Investigators were listening in when she called Aspera this March and he acknowledged the long-term relationship.
“He took my childhood, my virginity, my safety,” the victim wrote in a statement submitted in court before the sentencing.
Colston heard from two of the 30 or so supporters of Aspera who attended the sentencing.
A father openly sobbed as he told how Aspera mentored his young son in both wrestling and academics. And a young professional woman called Aspera her coach, teacher and friend who guided her from high school — where he tolerated no disrespect for the girls’ wrestling team — all the way through graduate school.
“It’s a great loss to the community that he will no longer be allowed to be a teacher,” she said.
Colston said she was touched by reports that Aspera would often feed and outfit students who were in need, but “my job is to remember” the young girl he took advantage of from his position of authority.

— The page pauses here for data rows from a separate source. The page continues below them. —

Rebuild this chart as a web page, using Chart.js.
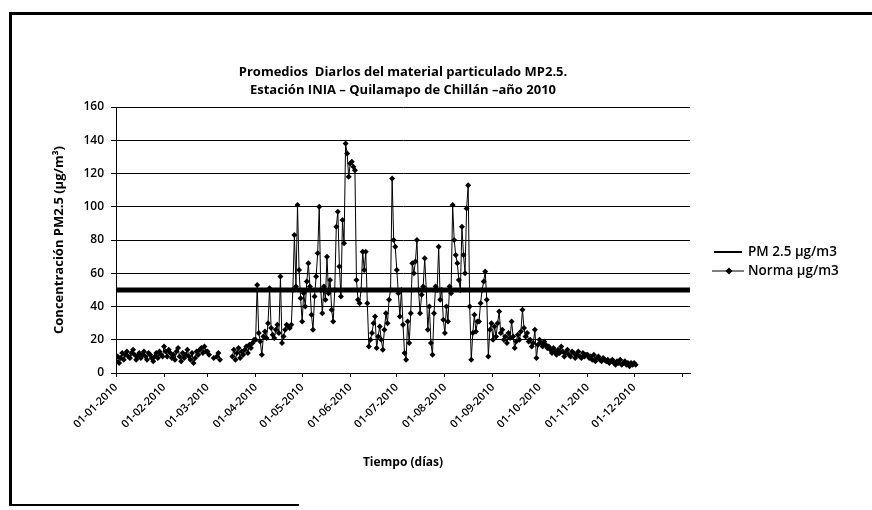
<!DOCTYPE html>
<html><head><meta charset="utf-8">
<script src="https://cdn.jsdelivr.net/npm/chart.js@4.4.1/dist/chart.umd.min.js"></script>
<style>
html,body{margin:0;padding:0;background:#fff;}
#wrap{position:relative;width:872px;height:510px;overflow:hidden;}
canvas{position:absolute;left:0;top:0;}
.fr{position:absolute;background:#000;pointer-events:none;}
</style></head><body>
<div id="wrap">
<canvas id="c" width="872" height="510"></canvas>
<div class="fr" style="left:9px;top:12px;width:863px;height:3px"></div>
<div class="fr" style="left:9px;top:12px;width:3px;height:494px"></div>
<div class="fr" style="left:9px;top:504px;width:290px;height:2px"></div>
</div>
<script>
// ---- text ----
const titleLines = ['Promedios  Diarlos del material particulado MP2.5.', 'Estación INIA – Quilamapo de Chillán –año 2010'];
const yTitle = 'Concentración PM2.5 (µg/m³)';
const xTitle = 'Tiempo (días)';
const legendLabels = ['PM 2.5 µg/m3', 'Norma µg/m3'];
const tickLabels = ['01-01-2010','01-02-2010','01-03-2010','01-04-2010','01-05-2010','01-06-2010','01-07-2010','01-08-2010','01-09-2010','01-10-2010','01-11-2010','01-12-2010'];
const monthStartDays = [0,31,59,90,120,151,181,212,243,273,304,334,365];
const yTicks = [0,20,40,60,80,100,120,140,160];

// ---- daily PM2.5 values (µg/m3), one array per month ----
const jan = [7,10,6,9,12,8,11,13,10,9,12,14,11,8,10,12,9,11,13,10,8,12,11,9,7,10,12,9,13,11,10];
const feb = [16,13,10,14,12,9,11,8,13,15,10,7,12,9,11,14,10,8,12,6,9,13,11,14,15,12,16,13];
const mar = [13,11,null,null,9,null,10,12,8,null,null,null,null,null,null,null,10,14,8,12,15,9,13,11,14,16,12,17,15,18,20];
const apr = [20,53,24,19,11,22,25,21,30,51,27,23,21,26,29,24,58,18,22,26,29,28,27,29,50,83,52,101,62,45];
const may = [31,48,40,55,66,52,35,26,46,58,72,100,50,36,52,44,70,48,56,38,31,50,88,97,64,46,92,78,138,132,118];
const jun = [126,127,124,122,56,44,42,50,73,62,73,42,16,20,24,30,34,15,22,28,20,14,26,36,30,44,50,117,80,76];
const jul = [62,48,34,50,29,12,8,31,18,36,66,60,67,80,50,36,47,52,69,50,26,40,18,11,36,52,50,76,44,50,32];
const aug = [24,40,31,52,48,101,80,71,66,56,50,88,71,60,99,113,40,8,24,35,25,31,31,42,50,55,61,44,10,26,30];
const sep = [20,28,22,30,37,24,26,20,22,18,24,21,31,22,15,19,23,20,25,38,27,22,24,19,20,16,18,26,9,17];
const oct = [20,18,16,19,17,15,16,14,12,15,13,11,14,12,16,13,10,12,14,11,10,13,12,9,11,13,10,9,12,10,11];
const nov = [11,9,10,8,11,7,9,10,8,7,9,8,7,8,6,7,8,6,5,7,6,8,5,6,7,5,6,4,6,5];
const dec = [6,5];

// ---- norm (µg/m3) ----
const normaDays = [0, 370];
const normaValues = [50, 50];

const months = [jan,feb,mar,apr,may,jun,jul,aug,sep,oct,nov,dec];
const pmPoints = [];
months.forEach((arr, m) => arr.forEach((v, i) => pmPoints.push({x: monthStartDays[m] + i, y: v})));
const normaPoints = normaDays.map((d, i) => ({x: d, y: normaValues[i]}));

const FONT = "'Open Sans', 'Liberation Sans', sans-serif";

const legendPlugin = {
  id: 'customLegend',
  afterDraw(chart) {
    const ctx = chart.ctx;
    ctx.save();
    ctx.fillStyle = '#000';
    ctx.strokeStyle = '#000';
    ctx.font = '600 13.5px ' + FONT;
    ctx.textBaseline = 'middle';
    ctx.textAlign = 'left';
    // entry 1: plain line
    let y = 252;
    ctx.lineWidth = 2;
    ctx.beginPath(); ctx.moveTo(714, y); ctx.lineTo(742, y); ctx.stroke();
    ctx.fillText(legendLabels[0], 748, y);
    // entry 2: line with diamond marker
    y = 271;
    ctx.lineWidth = 1;
    ctx.beginPath(); ctx.moveTo(712, y); ctx.lineTo(744, y); ctx.stroke();
    ctx.beginPath();
    ctx.moveTo(729, y - 3.5); ctx.lineTo(732.5, y); ctx.lineTo(729, y + 3.5); ctx.lineTo(725.5, y); ctx.closePath();
    ctx.fill();
    ctx.fillText(legendLabels[1], 748, y);
    ctx.restore();
  }
};

new Chart(document.getElementById('c'), {
  type: 'line',
  data: {
    datasets: [
      {
        label: 'PM 2.5 µg/m3',
        data: pmPoints,
        borderColor: '#000',
        backgroundColor: '#000',
        borderWidth: 1,
        pointStyle: 'rectRot',
        pointRadius: 3,
        pointBorderWidth: 0,
        pointBackgroundColor: '#000',
        tension: 0,
        spanGaps: false
      },
      {
        label: 'Norma µg/m3',
        data: normaPoints,
        borderColor: '#000',
        borderWidth: 5,
        pointRadius: 0,
        tension: 0
      }
    ]
  },
  options: {
    responsive: false,
    animation: false,
    devicePixelRatio: 1,
    layout: { padding: { left: 0, right: 182, top: 0, bottom: 0 } },
    plugins: {
      legend: { display: false },
      tooltip: { enabled: false },
      title: {
        display: true,
        text: titleLines,
        fullSize: false,
        color: '#000',
        font: { family: FONT, size: 13, weight: '700', lineHeight: 1.4 },
        padding: { top: 63, bottom: 7.6 }
      }
    },
    scales: {
      x: {
        type: 'linear',
        min: 0,
        max: 370,
        afterBuildTicks: (s) => { s.ticks = monthStartDays.map(v => ({ value: v })); },
        afterFit: (s) => { s.height = 137; },
        ticks: {
          autoSkip: false,
          minRotation: 45,
          maxRotation: 45,
          padding: 4,
          color: '#000',
          font: { family: FONT, size: 11, weight: '600' },
          callback: (v, i) => (tickLabels[i] !== undefined ? tickLabels[i] : '')
        },
        grid: { drawOnChartArea: false, drawTicks: true, tickLength: 4, color: '#000' },
        border: { display: true, color: '#000', width: 1 },
        title: {
          display: true, text: xTitle, color: '#000',
          font: { family: FONT, size: 12, weight: '700' },
          padding: { top: 0, bottom: 40 }
        }
      },
      y: {
        min: 0,
        max: 160,
        afterBuildTicks: (s) => { s.ticks = yTicks.map(v => ({ value: v })); },
        afterFit: (s) => { s.width = 116; },
        ticks: { color: '#000', padding: 7, font: { family: FONT, size: 12, weight: '600' } },
        grid: { color: '#000', lineWidth: 1, tickLength: 5 },
        border: { display: true, color: '#000', width: 1 },
        title: {
          display: true, text: yTitle, color: '#000',
          font: { family: FONT, size: 13, weight: '700' },
          padding: { top: 51, bottom: 0 }
        }
      }
    }
  },
  plugins: [legendPlugin]
});
</script>
</body></html>
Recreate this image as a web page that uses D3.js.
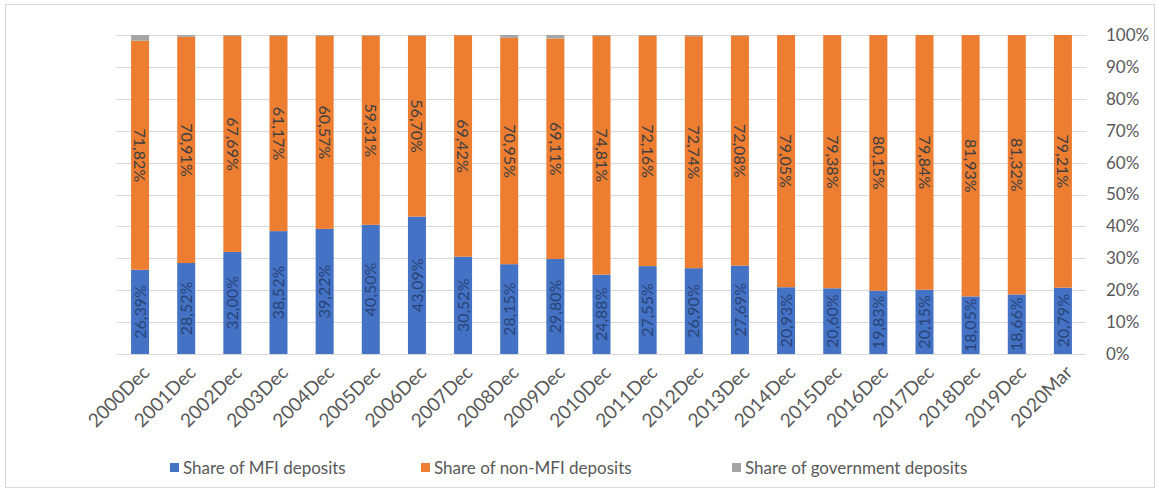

Following the sentencing Patterson, the district attorney, pointed out that Aspera’s supporters slammed the victim on social media and questioned her character when the charges were filed.
“All those people are the reason victims of child sex abuse don’t want to report the crime,” she said.
Patterson also expressed disgust at the subterfuge that played out in the family home next to hers.
“The real Bryan Aspera is the one who made that 16-year-old hide in the trunk of his car while he snuck her into his house. He’s right where he needs to be now,” she said.